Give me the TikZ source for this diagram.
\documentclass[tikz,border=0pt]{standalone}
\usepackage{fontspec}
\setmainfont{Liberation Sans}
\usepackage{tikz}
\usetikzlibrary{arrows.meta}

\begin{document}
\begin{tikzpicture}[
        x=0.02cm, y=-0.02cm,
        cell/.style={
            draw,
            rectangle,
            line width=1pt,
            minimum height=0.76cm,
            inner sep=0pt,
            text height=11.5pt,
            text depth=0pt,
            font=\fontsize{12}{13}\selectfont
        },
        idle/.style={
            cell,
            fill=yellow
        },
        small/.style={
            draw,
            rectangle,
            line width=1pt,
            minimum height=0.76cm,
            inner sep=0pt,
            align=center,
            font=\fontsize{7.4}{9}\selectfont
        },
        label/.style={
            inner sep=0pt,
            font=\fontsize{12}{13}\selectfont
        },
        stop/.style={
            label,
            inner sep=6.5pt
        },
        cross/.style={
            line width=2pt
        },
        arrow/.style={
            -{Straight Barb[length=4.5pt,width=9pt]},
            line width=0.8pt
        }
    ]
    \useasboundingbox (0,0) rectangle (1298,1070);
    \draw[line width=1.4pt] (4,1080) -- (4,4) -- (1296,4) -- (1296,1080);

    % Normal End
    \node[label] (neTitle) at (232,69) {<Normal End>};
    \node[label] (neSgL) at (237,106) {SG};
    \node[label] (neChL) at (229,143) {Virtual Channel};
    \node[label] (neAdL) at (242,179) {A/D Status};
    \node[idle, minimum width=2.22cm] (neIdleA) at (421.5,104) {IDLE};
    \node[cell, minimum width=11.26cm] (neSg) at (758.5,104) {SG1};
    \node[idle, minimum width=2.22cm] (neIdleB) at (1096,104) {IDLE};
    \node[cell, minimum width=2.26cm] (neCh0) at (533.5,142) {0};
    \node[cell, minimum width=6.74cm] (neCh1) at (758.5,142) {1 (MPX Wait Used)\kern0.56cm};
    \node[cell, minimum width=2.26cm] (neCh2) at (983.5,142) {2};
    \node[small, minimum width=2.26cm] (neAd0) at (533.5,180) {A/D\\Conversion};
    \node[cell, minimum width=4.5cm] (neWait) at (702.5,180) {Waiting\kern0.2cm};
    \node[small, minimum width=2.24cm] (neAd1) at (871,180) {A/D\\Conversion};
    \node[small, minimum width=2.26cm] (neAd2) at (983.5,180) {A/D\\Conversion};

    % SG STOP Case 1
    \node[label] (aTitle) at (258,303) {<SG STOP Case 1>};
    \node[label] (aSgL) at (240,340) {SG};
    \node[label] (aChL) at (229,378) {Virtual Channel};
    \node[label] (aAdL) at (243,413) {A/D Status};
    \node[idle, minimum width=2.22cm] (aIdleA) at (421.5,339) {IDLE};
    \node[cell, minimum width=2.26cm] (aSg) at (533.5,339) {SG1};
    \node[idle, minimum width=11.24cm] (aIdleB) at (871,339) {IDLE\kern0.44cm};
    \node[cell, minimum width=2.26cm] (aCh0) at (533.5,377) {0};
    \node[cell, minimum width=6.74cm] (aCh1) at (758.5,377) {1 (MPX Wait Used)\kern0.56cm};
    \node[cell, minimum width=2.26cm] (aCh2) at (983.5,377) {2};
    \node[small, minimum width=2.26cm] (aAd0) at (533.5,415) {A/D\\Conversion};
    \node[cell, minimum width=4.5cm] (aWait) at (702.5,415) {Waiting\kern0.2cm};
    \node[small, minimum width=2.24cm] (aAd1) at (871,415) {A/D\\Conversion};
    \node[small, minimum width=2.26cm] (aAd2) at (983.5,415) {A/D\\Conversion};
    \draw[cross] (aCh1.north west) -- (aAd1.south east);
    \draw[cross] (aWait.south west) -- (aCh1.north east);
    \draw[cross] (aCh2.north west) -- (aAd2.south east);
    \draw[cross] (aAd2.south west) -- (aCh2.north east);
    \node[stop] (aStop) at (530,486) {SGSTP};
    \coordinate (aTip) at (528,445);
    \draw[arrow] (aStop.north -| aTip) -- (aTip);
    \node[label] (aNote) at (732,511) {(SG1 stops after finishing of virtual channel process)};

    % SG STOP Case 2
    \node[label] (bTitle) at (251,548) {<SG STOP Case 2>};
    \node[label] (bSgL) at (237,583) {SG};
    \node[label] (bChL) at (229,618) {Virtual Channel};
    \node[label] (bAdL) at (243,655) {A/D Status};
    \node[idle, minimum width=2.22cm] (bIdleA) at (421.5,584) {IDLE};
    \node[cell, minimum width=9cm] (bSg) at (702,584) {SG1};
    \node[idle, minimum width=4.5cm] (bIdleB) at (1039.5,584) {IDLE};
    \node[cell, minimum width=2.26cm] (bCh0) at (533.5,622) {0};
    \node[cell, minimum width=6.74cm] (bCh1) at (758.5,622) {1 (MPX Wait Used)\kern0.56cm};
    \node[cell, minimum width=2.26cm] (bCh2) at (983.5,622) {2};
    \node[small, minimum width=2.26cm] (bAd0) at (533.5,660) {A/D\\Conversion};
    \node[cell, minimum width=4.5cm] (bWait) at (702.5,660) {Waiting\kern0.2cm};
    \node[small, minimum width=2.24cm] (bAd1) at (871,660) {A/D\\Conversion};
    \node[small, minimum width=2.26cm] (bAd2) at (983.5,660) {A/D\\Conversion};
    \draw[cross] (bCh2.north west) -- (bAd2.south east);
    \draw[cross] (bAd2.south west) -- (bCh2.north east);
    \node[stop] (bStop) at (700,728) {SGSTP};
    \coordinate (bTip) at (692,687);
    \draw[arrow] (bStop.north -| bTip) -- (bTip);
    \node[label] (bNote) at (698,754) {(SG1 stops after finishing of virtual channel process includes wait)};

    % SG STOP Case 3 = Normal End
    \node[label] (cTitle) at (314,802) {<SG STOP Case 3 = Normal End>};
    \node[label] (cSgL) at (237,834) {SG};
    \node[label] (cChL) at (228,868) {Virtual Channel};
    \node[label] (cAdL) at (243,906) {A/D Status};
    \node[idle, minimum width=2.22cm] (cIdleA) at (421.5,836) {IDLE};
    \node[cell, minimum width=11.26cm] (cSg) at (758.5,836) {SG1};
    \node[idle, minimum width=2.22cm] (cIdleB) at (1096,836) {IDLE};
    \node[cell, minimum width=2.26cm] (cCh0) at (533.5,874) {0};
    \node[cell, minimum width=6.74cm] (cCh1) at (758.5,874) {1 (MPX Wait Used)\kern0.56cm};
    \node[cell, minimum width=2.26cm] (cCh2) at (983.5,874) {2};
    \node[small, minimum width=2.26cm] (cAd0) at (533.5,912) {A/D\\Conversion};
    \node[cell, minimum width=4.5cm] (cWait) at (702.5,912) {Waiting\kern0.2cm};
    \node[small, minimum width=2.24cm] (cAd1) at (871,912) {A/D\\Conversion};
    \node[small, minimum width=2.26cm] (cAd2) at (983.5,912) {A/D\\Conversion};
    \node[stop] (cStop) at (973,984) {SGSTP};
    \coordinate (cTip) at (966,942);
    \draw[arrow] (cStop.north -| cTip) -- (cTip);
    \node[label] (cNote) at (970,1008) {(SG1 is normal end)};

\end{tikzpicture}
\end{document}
---
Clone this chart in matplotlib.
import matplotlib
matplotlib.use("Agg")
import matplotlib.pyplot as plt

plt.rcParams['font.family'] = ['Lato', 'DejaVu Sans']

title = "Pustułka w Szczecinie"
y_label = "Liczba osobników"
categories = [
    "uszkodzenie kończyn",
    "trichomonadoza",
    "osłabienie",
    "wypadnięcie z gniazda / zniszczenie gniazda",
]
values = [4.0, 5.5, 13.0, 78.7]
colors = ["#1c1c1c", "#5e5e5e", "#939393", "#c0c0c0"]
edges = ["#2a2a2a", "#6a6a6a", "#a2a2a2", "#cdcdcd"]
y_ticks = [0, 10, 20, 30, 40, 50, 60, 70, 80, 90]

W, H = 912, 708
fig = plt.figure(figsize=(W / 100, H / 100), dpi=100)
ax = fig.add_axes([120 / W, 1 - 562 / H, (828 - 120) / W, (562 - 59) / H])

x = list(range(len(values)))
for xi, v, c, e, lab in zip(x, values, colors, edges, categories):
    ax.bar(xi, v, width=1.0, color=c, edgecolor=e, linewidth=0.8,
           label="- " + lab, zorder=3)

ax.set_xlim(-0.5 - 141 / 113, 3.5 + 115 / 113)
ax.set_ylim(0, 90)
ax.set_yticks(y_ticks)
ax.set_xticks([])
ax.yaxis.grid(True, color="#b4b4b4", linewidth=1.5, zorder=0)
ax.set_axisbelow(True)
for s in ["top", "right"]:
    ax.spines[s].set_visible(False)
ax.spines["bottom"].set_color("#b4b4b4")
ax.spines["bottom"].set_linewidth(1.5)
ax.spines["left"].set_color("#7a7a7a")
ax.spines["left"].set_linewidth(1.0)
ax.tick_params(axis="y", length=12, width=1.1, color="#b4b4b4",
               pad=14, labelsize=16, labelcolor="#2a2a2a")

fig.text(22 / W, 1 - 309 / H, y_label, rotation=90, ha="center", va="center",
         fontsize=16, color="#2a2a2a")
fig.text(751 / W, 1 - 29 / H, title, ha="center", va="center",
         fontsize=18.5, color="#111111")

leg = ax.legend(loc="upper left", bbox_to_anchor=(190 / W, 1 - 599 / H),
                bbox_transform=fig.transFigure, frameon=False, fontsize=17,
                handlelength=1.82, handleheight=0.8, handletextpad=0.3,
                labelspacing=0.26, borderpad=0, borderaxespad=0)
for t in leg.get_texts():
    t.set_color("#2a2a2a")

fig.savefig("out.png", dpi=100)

◆ **Exercise directions**
Among the entries above, locate the lines containing "Give me the TikZ source for this diagram." and "(1296,4) -- (1296,1080);", and transcribe exactly those two lines and all lines between.

◆ **Solution for this problem**
Give me the TikZ source for this diagram.
\documentclass[tikz,border=0pt]{standalone}
\usepackage{fontspec}
\setmainfont{Liberation Sans}
\usepackage{tikz}
\usetikzlibrary{arrows.meta}

\begin{document}
\begin{tikzpicture}[
        x=0.02cm, y=-0.02cm,
        cell/.style={
            draw,
            rectangle,
            line width=1pt,
            minimum height=0.76cm,
            inner sep=0pt,
            text height=11.5pt,
            text depth=0pt,
            font=\fontsize{12}{13}\selectfont
        },
        idle/.style={
            cell,
            fill=yellow
        },
        small/.style={
            draw,
            rectangle,
            line width=1pt,
            minimum height=0.76cm,
            inner sep=0pt,
            align=center,
            font=\fontsize{7.4}{9}\selectfont
        },
        label/.style={
            inner sep=0pt,
            font=\fontsize{12}{13}\selectfont
        },
        stop/.style={
            label,
            inner sep=6.5pt
        },
        cross/.style={
            line width=2pt
        },
        arrow/.style={
            -{Straight Barb[length=4.5pt,width=9pt]},
            line width=0.8pt
        }
    ]
    \useasboundingbox (0,0) rectangle (1298,1070);
    \draw[line width=1.4pt] (4,1080) -- (4,4) -- (1296,4) -- (1296,1080);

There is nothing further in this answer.